[CHALLENGE]
All lines in which the word "drawn" occurs are to be extracted.

start SUPPLIED MATERIAL

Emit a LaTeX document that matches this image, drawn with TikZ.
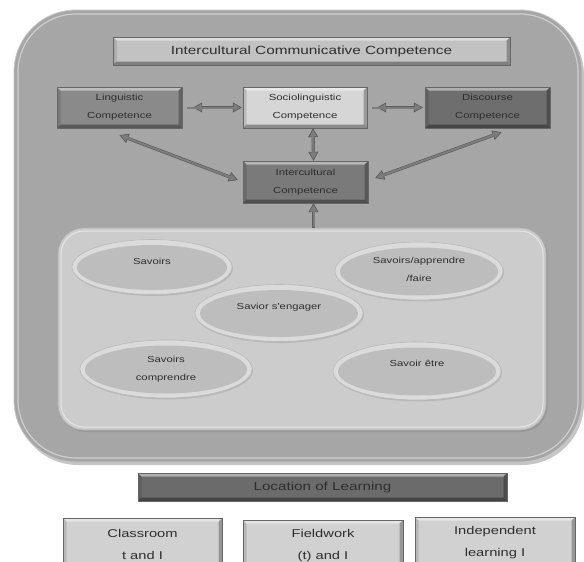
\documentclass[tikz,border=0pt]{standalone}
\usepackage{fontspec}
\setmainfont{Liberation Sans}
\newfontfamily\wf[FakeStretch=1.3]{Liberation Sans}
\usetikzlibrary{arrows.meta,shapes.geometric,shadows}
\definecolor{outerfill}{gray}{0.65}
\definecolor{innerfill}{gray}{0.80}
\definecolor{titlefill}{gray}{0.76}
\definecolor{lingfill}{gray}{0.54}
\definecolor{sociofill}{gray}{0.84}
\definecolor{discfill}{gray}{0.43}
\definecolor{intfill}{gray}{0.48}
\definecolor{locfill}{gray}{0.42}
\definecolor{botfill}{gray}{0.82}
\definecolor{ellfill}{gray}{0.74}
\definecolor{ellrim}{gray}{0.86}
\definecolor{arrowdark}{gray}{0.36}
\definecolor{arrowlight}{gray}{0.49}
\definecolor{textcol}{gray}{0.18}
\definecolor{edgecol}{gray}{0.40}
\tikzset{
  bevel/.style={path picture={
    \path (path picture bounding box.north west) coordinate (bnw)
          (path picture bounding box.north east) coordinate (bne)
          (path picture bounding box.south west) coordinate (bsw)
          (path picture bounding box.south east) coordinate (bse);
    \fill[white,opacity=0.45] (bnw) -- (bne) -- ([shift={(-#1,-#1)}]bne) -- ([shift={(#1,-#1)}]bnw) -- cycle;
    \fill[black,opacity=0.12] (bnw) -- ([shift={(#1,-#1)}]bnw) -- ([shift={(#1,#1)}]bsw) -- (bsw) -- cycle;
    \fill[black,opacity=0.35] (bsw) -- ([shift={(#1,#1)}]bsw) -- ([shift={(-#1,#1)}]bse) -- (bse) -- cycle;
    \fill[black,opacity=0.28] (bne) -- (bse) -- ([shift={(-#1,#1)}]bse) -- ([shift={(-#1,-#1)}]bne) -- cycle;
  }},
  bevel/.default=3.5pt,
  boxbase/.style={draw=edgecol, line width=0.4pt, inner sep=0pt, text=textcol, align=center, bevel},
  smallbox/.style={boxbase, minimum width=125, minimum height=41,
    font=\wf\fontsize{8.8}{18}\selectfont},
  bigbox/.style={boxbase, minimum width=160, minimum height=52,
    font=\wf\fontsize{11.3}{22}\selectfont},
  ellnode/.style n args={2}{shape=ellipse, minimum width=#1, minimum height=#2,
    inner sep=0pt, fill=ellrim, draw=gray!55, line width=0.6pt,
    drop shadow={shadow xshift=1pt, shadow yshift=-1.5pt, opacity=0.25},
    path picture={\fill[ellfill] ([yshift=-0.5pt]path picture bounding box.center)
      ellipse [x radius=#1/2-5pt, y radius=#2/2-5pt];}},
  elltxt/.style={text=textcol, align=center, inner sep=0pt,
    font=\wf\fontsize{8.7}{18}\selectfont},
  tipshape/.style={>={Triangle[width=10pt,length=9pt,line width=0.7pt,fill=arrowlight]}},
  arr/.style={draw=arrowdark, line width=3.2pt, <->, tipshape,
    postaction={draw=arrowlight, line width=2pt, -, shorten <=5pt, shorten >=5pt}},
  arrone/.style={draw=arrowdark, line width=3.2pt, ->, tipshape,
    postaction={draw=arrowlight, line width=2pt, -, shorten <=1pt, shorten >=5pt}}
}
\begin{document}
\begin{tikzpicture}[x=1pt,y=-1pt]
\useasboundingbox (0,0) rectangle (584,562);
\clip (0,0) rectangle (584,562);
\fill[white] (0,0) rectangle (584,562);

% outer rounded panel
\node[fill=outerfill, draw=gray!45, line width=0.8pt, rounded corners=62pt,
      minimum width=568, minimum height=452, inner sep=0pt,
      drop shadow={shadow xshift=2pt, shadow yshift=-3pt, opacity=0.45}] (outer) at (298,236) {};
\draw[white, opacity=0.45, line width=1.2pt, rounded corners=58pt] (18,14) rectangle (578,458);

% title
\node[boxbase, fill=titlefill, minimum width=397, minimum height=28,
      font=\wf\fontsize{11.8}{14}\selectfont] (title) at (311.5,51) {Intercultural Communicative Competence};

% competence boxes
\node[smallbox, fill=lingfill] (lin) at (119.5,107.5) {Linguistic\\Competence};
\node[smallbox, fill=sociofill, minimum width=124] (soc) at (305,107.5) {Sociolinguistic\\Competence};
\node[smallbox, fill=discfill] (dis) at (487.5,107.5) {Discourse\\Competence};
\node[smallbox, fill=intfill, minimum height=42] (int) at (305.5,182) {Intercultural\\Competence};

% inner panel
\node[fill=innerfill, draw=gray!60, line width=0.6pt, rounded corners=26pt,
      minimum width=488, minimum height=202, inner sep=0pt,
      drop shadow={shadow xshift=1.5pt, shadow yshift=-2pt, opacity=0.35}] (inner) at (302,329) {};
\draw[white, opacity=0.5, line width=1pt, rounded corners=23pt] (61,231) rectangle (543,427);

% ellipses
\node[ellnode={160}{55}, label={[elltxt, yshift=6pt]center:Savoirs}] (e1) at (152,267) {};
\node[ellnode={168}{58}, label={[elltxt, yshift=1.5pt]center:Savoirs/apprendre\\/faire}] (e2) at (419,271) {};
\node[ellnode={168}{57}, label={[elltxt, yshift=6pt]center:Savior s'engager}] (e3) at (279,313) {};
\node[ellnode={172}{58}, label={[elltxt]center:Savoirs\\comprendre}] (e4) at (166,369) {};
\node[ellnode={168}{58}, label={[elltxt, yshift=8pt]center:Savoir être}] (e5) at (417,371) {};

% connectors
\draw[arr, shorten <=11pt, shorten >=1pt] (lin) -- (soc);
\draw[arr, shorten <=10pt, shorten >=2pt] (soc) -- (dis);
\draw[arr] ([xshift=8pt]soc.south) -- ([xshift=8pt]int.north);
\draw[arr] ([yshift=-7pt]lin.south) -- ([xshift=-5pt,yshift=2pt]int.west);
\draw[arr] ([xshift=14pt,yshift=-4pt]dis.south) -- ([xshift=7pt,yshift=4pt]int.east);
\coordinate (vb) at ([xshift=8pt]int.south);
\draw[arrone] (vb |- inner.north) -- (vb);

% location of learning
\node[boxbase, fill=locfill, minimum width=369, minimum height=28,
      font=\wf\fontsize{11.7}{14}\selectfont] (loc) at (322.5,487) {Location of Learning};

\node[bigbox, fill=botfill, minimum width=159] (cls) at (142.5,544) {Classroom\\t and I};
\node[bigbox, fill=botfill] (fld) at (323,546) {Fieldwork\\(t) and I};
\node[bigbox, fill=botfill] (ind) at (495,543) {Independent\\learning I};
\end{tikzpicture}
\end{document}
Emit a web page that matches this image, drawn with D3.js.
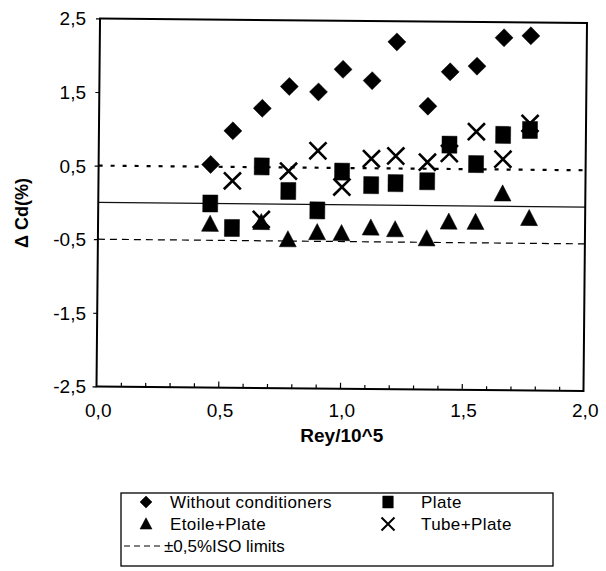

end SUPPLIED MATERIAL

[SOLUTION TO THIS PROBLEM]
Emit a LaTeX document that matches this image, drawn with TikZ.
Emit a web page that matches this image, drawn with D3.js.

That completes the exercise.